● Problem requirements: Copy out the listing in full, exactly as written, but not its pictures.

● Data shown:
* * * * * * * * *
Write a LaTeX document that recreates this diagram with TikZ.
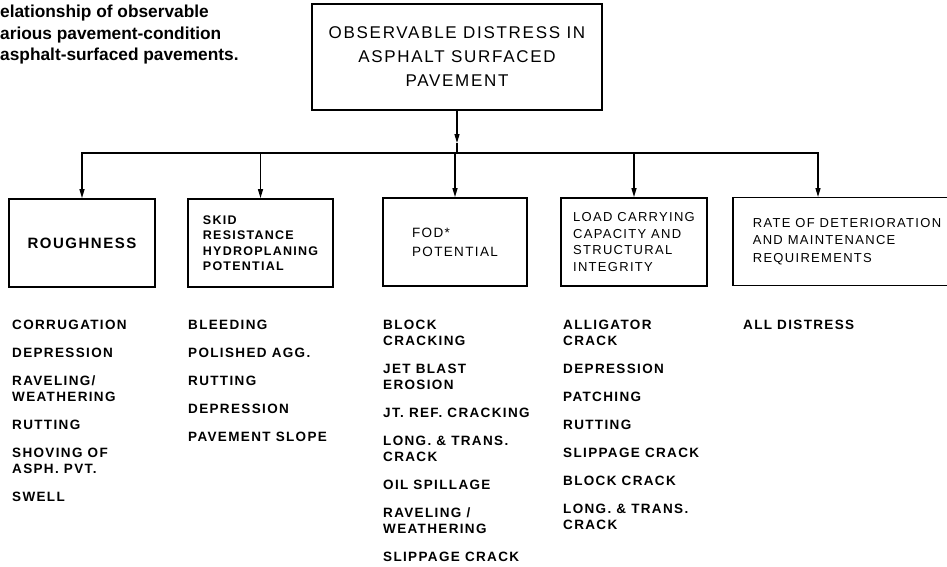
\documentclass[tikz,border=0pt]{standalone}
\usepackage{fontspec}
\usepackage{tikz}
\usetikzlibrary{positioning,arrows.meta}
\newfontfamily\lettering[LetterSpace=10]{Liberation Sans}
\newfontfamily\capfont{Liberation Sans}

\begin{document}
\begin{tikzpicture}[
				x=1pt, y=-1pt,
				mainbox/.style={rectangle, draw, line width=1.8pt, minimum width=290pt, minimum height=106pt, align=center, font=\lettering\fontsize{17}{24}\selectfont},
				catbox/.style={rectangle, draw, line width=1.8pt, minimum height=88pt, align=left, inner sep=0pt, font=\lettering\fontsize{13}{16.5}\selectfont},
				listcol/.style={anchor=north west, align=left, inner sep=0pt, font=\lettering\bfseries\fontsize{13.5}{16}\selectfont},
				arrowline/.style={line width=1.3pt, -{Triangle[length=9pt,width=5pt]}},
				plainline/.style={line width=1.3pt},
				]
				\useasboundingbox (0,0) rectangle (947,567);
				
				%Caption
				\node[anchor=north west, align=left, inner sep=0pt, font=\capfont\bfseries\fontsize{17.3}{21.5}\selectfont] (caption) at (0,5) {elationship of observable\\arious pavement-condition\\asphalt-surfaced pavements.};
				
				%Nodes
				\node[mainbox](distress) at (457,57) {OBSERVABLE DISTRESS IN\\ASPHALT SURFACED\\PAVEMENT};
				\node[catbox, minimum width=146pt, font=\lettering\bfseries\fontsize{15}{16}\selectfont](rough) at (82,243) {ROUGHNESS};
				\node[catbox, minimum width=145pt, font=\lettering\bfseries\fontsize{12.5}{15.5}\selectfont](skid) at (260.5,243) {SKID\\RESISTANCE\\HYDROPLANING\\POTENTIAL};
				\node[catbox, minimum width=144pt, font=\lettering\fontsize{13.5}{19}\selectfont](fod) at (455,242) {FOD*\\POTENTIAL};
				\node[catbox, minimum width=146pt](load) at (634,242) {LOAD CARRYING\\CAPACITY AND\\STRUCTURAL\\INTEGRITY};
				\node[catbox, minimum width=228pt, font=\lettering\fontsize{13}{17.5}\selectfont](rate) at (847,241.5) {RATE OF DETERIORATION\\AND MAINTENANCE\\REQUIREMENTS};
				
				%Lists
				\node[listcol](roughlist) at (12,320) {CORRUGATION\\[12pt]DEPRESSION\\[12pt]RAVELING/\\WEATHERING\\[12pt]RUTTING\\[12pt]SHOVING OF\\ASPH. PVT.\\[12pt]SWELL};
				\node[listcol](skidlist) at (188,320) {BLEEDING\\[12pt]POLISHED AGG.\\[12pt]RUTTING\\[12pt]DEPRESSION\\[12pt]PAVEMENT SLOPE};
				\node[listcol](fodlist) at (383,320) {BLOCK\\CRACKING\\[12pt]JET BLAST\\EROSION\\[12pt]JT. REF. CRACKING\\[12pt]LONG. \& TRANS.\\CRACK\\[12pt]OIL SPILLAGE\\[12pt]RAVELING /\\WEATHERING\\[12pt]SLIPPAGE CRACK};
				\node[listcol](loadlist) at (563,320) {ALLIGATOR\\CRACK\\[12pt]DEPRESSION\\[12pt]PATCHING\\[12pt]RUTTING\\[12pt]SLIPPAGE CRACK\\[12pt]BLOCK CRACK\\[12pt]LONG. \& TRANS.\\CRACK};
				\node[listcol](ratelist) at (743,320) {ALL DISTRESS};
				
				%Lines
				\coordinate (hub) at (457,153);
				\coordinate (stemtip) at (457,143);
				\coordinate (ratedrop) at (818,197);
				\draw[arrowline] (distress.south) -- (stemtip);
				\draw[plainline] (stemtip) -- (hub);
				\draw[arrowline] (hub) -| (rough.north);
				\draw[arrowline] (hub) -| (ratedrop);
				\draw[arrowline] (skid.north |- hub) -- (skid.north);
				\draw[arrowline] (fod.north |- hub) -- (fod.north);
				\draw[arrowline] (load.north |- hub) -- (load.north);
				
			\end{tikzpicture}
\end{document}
* * * * * * * * *
● Task response:
Write a LaTeX document that recreates this diagram with TikZ.
\documentclass[tikz,border=0pt]{standalone}
\usepackage{fontspec}
\usepackage{tikz}
\usetikzlibrary{positioning,arrows.meta}
\newfontfamily\lettering[LetterSpace=10]{Liberation Sans}
\newfontfamily\capfont{Liberation Sans}

\begin{document}
\begin{tikzpicture}[
				x=1pt, y=-1pt,
				mainbox/.style={rectangle, draw, line width=1.8pt, minimum width=290pt, minimum height=106pt, align=center, font=\lettering\fontsize{17}{24}\selectfont},
				catbox/.style={rectangle, draw, line width=1.8pt, minimum height=88pt, align=left, inner sep=0pt, font=\lettering\fontsize{13}{16.5}\selectfont},
				listcol/.style={anchor=north west, align=left, inner sep=0pt, font=\lettering\bfseries\fontsize{13.5}{16}\selectfont},
				arrowline/.style={line width=1.3pt, -{Triangle[length=9pt,width=5pt]}},
				plainline/.style={line width=1.3pt},
				]
				\useasboundingbox (0,0) rectangle (947,567);
				
				%Caption
				\node[anchor=north west, align=left, inner sep=0pt, font=\capfont\bfseries\fontsize{17.3}{21.5}\selectfont] (caption) at (0,5) {elationship of observable\\arious pavement-condition\\asphalt-surfaced pavements.};
				
				%Nodes
				\node[mainbox](distress) at (457,57) {OBSERVABLE DISTRESS IN\\ASPHALT SURFACED\\PAVEMENT};
				\node[catbox, minimum width=146pt, font=\lettering\bfseries\fontsize{15}{16}\selectfont](rough) at (82,243) {ROUGHNESS};
				\node[catbox, minimum width=145pt, font=\lettering\bfseries\fontsize{12.5}{15.5}\selectfont](skid) at (260.5,243) {SKID\\RESISTANCE\\HYDROPLANING\\POTENTIAL};
				\node[catbox, minimum width=144pt, font=\lettering\fontsize{13.5}{19}\selectfont](fod) at (455,242) {FOD*\\POTENTIAL};
				\node[catbox, minimum width=146pt](load) at (634,242) {LOAD CARRYING\\CAPACITY AND\\STRUCTURAL\\INTEGRITY};
				\node[catbox, minimum width=228pt, font=\lettering\fontsize{13}{17.5}\selectfont](rate) at (847,241.5) {RATE OF DETERIORATION\\AND MAINTENANCE\\REQUIREMENTS};
				
				%Lists
				\node[listcol](roughlist) at (12,320) {CORRUGATION\\[12pt]DEPRESSION\\[12pt]RAVELING/\\WEATHERING\\[12pt]RUTTING\\[12pt]SHOVING OF\\ASPH. PVT.\\[12pt]SWELL};
				\node[listcol](skidlist) at (188,320) {BLEEDING\\[12pt]POLISHED AGG.\\[12pt]RUTTING\\[12pt]DEPRESSION\\[12pt]PAVEMENT SLOPE};
				\node[listcol](fodlist) at (383,320) {BLOCK\\CRACKING\\[12pt]JET BLAST\\EROSION\\[12pt]JT. REF. CRACKING\\[12pt]LONG. \& TRANS.\\CRACK\\[12pt]OIL SPILLAGE\\[12pt]RAVELING /\\WEATHERING\\[12pt]SLIPPAGE CRACK};
				\node[listcol](loadlist) at (563,320) {ALLIGATOR\\CRACK\\[12pt]DEPRESSION\\[12pt]PATCHING\\[12pt]RUTTING\\[12pt]SLIPPAGE CRACK\\[12pt]BLOCK CRACK\\[12pt]LONG. \& TRANS.\\CRACK};
				\node[listcol](ratelist) at (743,320) {ALL DISTRESS};
				
				%Lines
				\coordinate (hub) at (457,153);
				\coordinate (stemtip) at (457,143);
				\coordinate (ratedrop) at (818,197);
				\draw[arrowline] (distress.south) -- (stemtip);
				\draw[plainline] (stemtip) -- (hub);
				\draw[arrowline] (hub) -| (rough.north);
				\draw[arrowline] (hub) -| (ratedrop);
				\draw[arrowline] (skid.north |- hub) -- (skid.north);
				\draw[arrowline] (fod.north |- hub) -- (fod.north);
				\draw[arrowline] (load.north |- hub) -- (load.north);
				
			\end{tikzpicture}
\end{document}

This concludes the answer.